The Third Time: I was working for a large educational institution in Phoenix. I regularly worked 50-hours a week for this role, but also picked up teaching classes at the largest Community College district in the United States on top of that. It was late on a Thursday afternoon and I had missed taking my lunch. This was common because those with ADHD often become hyper focused on tasks and forget to eat. It was 30-minutes until the end of the day and I decided that I would just take my lunch at my desk and organize some papers for my night class. My manager rounded the corner and asked me what I was doing. I stated that I was taking a break and organizing my papers for my class later. The next day by 10am, I was told while the Dean was out on vacation, that the decision had been made to sever employment because I had elected to spend the end of my work day, working on stuff for a different employer. It didn’t matter that I was on a break, this was not acceptable behavior. It also didn’t matter that I had not taken a lunch or had already worked 40-hours by Thursday.
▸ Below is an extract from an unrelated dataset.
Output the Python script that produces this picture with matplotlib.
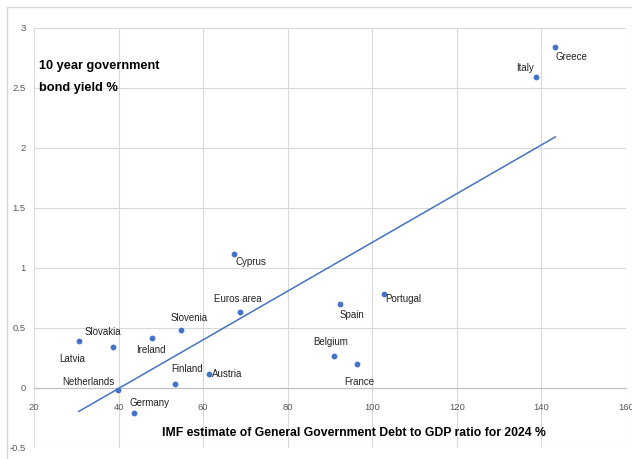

When I think back on it, I can’t help but to wonder, if I have taken my lunch at the appropriate time and organized my papers then… I was told “it would have not likely been a problem, it was the perception that I was preparing for my next job and didn’t care about the job I was at.”
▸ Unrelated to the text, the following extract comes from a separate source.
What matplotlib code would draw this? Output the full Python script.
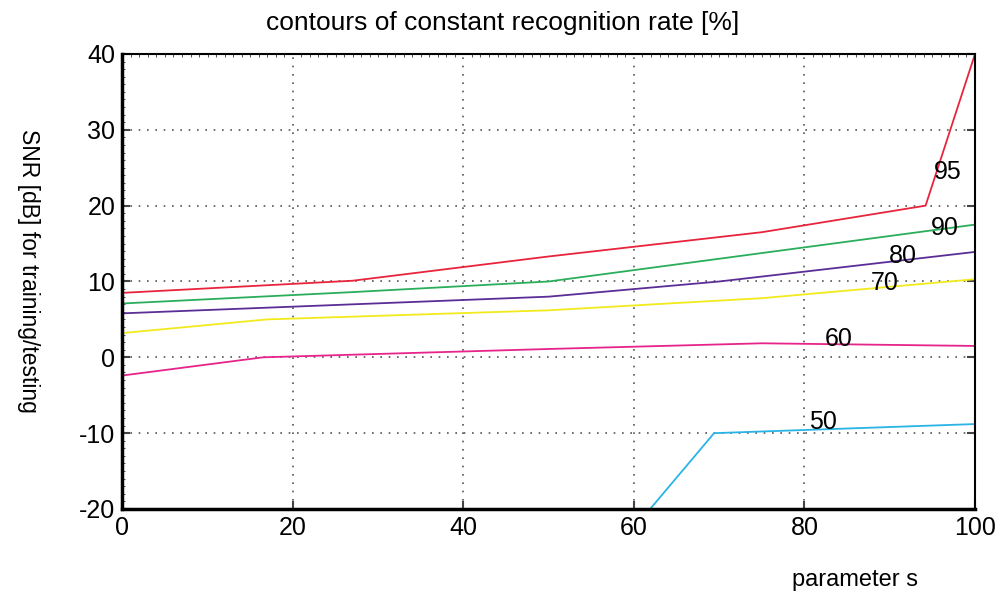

The Most Recent Time: I was promoted to senior educational leadership, the 3rd position down from the top role at the educational organization. One of the team leads that I managed stepped down and another female faculty member of mine was hard pressed for this new position and a promotion. She was a good professor, but as a person she was unreliable, combative, and loved to stretch the truth about situations. Ultimately, I felt as though I couldn’t trust her in a leadership role because of these characteristics and she decided to go to HR and make up fallacies that I promised her a promotion. I told her I would discuss her interests and speak positively about her qualifications, which I did. This female faculty member then had a private conversation with the Campus Director and claimed that I said that the campus director said, “where did Susan get these faculty from? The garbage can?” This was enough for the Campus Director to go to HR as well. Why did the Campus Director do that? Because then she was able to tell HR she never said that to me.

Well, unfortunately the story about the Campus Director was true, she did say it and she knew that it would be her word versus my word. So, she made sure that this truth wouldn’t come out, she lied to HR to save herself and made me out to be the liar and poor leader. At this point, my justice sensitivity took over. I refused to sign their severance package. I had been terminated enough to know that if you sign a severance, you lose your rights to speak up and it’s perceived as an admission of guilt. The irony? When I refused to sign, this organization changed their story about my termination and told the state unemployment official that I was laid-off.

At this point in my life, I have to say I feel that I have improved my ability to be resilient even when faced with adversities. I share all of this, not to make others feel sorry for me but for the neurodiverse population to know that regardless of the situation — you can be resilient. And regardless of what is done to you, is not a reflection of you and all that you are or all that you aspire to be.

Anne Brown

Anne spent most of her life feeling misunderstood until she was diagnosed with Autism later in life. Everything started to eventually make sense, even more so, when her family was all diagnosed with ASD and they begin this new journey together. She wants to write about all of this because sometimes one’s struggles are silent and only through efforts towards inclusion can we all be more comfortable to communicate our struggles. And as someone who is rejection sensitive, she often fails to communicate her struggles because she anticipates that her struggles will lead to further rejection and the cycle continues. She hopes that sharing her vulnerabilities leads to at least one person better understanding themselves or an Autistic loved one. She is looking forward to sharing more specifics about her struggles as a neurodiverse family residing in Pennsylvania.